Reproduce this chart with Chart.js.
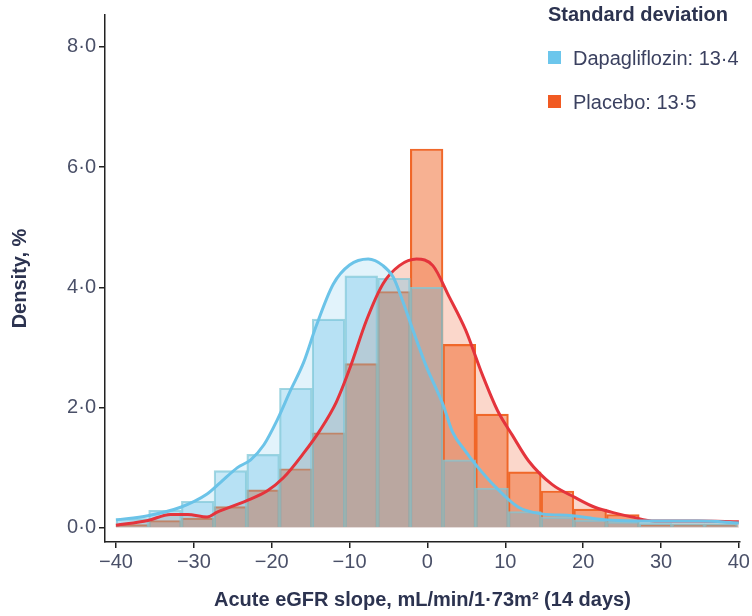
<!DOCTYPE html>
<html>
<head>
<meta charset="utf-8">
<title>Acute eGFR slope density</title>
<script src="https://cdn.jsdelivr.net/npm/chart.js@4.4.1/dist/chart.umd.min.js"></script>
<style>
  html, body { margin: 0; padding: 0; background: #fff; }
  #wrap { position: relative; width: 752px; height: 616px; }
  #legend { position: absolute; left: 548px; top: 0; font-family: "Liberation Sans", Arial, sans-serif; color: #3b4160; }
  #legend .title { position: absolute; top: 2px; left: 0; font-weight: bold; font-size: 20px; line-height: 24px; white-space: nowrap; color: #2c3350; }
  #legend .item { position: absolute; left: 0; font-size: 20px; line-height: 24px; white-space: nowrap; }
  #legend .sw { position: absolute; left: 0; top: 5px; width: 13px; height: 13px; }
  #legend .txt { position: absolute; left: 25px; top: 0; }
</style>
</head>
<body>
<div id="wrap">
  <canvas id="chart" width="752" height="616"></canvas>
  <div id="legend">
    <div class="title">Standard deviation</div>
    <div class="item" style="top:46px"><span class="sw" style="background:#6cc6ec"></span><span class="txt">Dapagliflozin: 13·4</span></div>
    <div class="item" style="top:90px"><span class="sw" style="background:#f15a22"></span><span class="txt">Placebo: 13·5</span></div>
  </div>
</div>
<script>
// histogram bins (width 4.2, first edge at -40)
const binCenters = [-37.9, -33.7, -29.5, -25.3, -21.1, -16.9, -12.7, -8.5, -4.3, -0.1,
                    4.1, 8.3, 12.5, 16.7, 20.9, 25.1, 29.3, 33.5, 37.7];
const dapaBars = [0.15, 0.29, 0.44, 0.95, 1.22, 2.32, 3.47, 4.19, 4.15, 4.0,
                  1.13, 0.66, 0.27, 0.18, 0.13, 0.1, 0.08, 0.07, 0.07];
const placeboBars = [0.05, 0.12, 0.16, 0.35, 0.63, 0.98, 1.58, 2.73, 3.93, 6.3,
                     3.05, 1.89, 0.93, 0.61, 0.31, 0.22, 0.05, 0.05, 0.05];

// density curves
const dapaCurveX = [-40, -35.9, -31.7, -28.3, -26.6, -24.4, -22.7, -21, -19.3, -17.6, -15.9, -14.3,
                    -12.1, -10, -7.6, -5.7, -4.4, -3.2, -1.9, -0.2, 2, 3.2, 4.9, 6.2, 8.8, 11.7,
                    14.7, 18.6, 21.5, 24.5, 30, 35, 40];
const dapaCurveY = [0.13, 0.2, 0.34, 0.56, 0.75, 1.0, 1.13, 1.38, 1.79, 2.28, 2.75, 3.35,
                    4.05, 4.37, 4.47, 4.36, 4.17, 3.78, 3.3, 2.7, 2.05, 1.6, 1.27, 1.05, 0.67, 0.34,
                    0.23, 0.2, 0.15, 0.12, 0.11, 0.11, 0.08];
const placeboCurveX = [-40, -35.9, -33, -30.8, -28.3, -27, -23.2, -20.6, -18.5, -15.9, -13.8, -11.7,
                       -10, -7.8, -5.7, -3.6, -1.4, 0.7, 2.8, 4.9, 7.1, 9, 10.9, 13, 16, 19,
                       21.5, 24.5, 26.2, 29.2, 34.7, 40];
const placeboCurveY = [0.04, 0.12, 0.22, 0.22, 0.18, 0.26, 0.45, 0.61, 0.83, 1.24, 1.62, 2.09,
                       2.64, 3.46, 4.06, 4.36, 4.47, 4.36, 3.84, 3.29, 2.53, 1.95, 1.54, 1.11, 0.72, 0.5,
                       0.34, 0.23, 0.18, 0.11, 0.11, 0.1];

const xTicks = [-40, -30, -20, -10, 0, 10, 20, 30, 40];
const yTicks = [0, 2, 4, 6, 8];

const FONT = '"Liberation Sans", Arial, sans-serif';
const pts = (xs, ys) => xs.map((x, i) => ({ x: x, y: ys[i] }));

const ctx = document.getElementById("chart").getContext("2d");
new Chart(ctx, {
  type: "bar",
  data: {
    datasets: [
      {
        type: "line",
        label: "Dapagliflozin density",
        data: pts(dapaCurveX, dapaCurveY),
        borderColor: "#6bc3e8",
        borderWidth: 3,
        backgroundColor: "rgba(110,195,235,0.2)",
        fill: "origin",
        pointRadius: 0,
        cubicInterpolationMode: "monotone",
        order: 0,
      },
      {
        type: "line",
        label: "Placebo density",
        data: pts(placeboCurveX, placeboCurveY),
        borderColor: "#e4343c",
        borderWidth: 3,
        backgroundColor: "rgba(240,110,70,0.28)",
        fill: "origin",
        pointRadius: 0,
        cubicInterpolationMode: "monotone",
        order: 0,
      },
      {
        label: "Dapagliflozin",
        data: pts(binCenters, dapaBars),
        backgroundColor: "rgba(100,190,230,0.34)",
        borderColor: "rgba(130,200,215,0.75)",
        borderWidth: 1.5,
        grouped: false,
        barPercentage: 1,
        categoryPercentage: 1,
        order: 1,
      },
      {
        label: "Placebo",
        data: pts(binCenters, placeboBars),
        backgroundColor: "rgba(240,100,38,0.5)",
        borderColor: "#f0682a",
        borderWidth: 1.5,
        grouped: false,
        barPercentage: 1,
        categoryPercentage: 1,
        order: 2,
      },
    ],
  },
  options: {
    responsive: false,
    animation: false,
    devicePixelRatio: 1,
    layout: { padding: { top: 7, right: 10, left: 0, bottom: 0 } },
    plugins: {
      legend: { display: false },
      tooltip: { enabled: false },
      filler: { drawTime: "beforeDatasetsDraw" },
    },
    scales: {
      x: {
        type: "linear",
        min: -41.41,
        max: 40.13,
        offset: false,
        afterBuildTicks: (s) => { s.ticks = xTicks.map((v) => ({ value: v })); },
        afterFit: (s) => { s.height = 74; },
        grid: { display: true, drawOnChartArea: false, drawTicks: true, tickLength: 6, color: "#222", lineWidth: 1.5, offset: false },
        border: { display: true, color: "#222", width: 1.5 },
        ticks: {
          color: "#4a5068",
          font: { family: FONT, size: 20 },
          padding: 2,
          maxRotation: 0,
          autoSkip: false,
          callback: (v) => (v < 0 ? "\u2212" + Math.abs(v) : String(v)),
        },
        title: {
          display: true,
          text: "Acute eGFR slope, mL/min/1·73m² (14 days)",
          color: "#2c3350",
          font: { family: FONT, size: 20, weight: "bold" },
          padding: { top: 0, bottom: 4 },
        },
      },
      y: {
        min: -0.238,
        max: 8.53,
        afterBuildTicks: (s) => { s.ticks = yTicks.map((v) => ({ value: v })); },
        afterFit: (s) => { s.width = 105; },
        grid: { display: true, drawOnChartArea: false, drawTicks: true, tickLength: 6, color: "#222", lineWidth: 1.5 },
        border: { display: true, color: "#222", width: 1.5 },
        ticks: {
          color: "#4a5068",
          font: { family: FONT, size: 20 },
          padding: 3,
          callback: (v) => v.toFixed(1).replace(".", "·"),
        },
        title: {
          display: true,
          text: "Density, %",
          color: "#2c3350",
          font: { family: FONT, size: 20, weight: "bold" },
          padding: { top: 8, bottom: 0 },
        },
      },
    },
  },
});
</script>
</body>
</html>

--

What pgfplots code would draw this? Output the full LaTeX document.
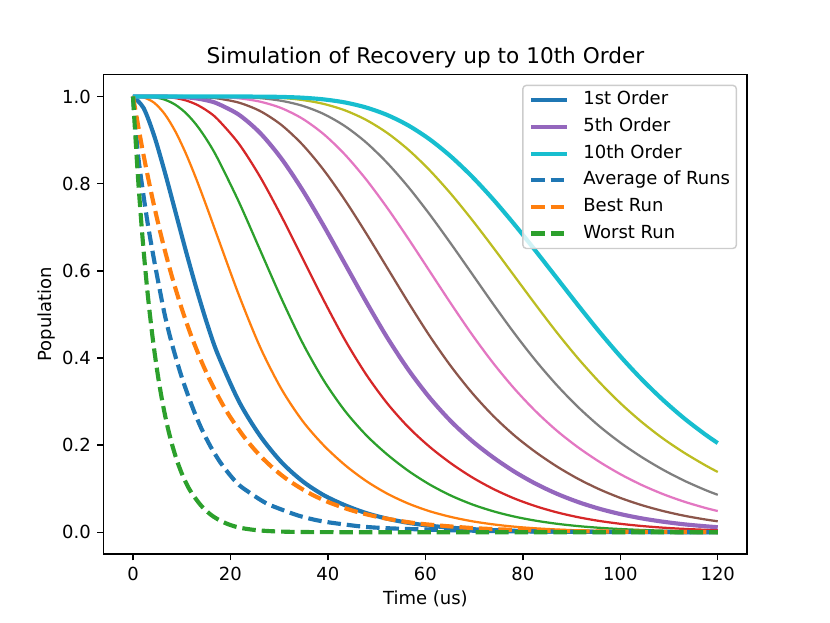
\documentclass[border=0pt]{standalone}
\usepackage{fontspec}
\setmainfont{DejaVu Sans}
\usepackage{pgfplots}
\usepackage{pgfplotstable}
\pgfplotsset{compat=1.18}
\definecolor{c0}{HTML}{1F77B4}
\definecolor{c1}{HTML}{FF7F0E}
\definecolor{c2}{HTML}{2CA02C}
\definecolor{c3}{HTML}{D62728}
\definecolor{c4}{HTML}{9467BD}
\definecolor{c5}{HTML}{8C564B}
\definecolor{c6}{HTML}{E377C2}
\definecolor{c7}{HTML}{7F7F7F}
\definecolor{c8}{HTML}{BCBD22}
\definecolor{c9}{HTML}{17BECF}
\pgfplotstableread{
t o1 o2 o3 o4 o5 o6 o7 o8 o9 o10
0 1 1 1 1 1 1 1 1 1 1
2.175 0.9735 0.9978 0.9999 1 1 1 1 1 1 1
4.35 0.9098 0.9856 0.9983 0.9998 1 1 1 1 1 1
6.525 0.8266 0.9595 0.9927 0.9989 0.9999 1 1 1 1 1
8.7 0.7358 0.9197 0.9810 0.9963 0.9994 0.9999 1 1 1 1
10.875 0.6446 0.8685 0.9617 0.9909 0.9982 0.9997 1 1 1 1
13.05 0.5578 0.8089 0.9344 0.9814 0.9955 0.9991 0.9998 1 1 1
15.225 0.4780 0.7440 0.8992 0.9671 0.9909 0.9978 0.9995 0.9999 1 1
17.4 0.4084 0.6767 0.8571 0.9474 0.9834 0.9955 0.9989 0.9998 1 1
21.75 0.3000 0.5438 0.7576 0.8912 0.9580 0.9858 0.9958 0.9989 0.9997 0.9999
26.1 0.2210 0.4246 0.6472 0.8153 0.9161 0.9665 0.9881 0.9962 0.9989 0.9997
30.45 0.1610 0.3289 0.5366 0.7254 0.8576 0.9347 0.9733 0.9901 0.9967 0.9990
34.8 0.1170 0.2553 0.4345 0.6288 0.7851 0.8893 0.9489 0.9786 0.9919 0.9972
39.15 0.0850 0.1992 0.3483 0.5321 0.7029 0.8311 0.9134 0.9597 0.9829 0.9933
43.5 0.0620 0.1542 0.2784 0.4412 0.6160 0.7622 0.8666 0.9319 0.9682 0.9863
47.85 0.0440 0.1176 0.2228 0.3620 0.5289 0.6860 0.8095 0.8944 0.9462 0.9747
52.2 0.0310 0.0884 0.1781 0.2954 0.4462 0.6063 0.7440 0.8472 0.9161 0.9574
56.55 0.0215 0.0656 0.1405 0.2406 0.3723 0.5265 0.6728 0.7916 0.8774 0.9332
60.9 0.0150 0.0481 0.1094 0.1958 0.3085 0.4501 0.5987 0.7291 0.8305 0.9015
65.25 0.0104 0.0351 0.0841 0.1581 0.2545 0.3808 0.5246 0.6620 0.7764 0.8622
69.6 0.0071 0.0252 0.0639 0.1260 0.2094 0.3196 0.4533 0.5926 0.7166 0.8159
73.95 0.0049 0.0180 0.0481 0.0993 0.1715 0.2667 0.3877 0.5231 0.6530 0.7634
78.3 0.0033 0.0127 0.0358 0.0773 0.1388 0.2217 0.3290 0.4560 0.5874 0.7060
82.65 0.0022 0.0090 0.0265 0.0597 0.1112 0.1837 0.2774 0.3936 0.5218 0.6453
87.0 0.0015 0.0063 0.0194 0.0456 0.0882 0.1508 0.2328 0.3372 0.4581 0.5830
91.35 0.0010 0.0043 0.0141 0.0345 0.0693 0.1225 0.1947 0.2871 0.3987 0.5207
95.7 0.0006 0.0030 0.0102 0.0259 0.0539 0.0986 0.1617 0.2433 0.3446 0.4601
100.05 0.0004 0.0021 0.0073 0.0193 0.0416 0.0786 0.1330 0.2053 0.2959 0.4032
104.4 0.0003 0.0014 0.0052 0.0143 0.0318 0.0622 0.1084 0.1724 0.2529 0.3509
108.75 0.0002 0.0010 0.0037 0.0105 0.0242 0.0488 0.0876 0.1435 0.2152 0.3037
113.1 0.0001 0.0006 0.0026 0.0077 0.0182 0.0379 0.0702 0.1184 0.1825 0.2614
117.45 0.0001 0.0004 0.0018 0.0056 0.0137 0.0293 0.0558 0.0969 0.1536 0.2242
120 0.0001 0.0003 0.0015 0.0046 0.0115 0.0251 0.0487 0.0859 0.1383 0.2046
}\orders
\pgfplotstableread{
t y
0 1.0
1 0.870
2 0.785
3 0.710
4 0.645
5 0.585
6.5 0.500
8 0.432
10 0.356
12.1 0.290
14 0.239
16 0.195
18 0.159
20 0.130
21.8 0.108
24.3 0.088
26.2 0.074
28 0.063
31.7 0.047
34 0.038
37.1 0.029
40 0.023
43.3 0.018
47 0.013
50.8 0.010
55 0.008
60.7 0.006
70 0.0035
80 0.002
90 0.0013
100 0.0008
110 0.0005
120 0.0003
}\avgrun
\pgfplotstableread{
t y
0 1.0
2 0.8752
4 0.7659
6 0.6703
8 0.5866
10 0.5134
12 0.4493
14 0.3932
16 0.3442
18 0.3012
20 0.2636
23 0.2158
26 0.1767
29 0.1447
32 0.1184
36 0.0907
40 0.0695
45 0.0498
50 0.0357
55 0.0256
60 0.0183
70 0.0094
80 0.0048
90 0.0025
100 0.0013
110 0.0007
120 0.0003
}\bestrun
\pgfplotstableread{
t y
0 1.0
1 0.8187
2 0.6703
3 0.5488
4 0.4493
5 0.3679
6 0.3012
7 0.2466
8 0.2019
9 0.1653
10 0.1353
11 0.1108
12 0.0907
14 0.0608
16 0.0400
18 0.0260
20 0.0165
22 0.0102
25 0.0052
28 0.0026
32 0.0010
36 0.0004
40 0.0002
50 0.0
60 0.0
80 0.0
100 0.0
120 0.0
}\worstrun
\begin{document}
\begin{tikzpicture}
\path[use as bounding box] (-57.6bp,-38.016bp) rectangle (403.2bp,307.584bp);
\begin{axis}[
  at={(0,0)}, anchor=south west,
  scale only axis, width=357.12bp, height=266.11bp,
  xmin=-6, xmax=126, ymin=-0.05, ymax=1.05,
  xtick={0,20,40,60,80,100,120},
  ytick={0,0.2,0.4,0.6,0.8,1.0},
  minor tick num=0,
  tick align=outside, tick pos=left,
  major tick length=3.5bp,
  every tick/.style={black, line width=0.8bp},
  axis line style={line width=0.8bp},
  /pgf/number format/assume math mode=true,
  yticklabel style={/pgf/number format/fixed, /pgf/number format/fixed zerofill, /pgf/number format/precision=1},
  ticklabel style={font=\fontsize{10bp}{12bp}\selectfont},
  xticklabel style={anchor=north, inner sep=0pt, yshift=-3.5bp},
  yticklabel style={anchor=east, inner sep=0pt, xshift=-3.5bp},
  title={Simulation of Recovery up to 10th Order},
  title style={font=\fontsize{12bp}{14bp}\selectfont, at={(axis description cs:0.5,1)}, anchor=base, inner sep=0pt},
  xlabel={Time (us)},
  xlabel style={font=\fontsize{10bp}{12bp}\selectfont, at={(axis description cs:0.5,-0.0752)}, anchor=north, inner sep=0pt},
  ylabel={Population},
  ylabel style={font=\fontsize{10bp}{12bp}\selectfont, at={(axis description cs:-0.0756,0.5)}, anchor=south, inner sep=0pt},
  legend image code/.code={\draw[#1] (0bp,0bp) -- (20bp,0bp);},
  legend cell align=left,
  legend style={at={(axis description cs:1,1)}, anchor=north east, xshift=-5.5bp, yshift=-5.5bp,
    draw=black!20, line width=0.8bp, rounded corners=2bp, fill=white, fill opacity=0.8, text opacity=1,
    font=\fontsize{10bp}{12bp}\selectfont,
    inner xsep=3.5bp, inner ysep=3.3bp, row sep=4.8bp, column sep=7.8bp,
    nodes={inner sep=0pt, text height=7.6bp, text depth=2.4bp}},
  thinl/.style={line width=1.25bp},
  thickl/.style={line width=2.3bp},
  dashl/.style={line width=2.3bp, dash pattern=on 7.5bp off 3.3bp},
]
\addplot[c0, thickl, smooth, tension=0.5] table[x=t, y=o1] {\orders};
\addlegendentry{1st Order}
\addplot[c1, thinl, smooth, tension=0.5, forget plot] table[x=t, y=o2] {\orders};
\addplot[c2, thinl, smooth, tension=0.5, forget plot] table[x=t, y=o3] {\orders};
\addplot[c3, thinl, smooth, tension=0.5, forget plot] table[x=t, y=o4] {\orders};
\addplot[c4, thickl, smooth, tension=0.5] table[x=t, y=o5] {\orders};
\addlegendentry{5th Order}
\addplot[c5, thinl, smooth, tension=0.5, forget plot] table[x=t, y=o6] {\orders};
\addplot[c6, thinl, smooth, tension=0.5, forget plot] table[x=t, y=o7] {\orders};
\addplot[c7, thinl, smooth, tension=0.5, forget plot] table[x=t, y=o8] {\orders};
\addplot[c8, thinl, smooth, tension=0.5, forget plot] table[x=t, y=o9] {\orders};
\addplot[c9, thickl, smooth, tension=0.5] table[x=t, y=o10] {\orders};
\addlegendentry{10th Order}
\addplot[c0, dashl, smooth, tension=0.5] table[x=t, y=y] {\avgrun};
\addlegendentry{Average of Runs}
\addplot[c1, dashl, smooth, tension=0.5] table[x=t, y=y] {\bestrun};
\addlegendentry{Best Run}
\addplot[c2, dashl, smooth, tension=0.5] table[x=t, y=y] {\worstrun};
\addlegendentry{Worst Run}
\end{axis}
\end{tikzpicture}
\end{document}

__Written instruction__.
Find all lines holding the string "code" and copy them.

__Solution for this task__.
What pgfplots code would draw this? Output the full LaTeX document.
  legend image code/.code={\draw[#1] (0bp,0bp) -- (20bp,0bp);},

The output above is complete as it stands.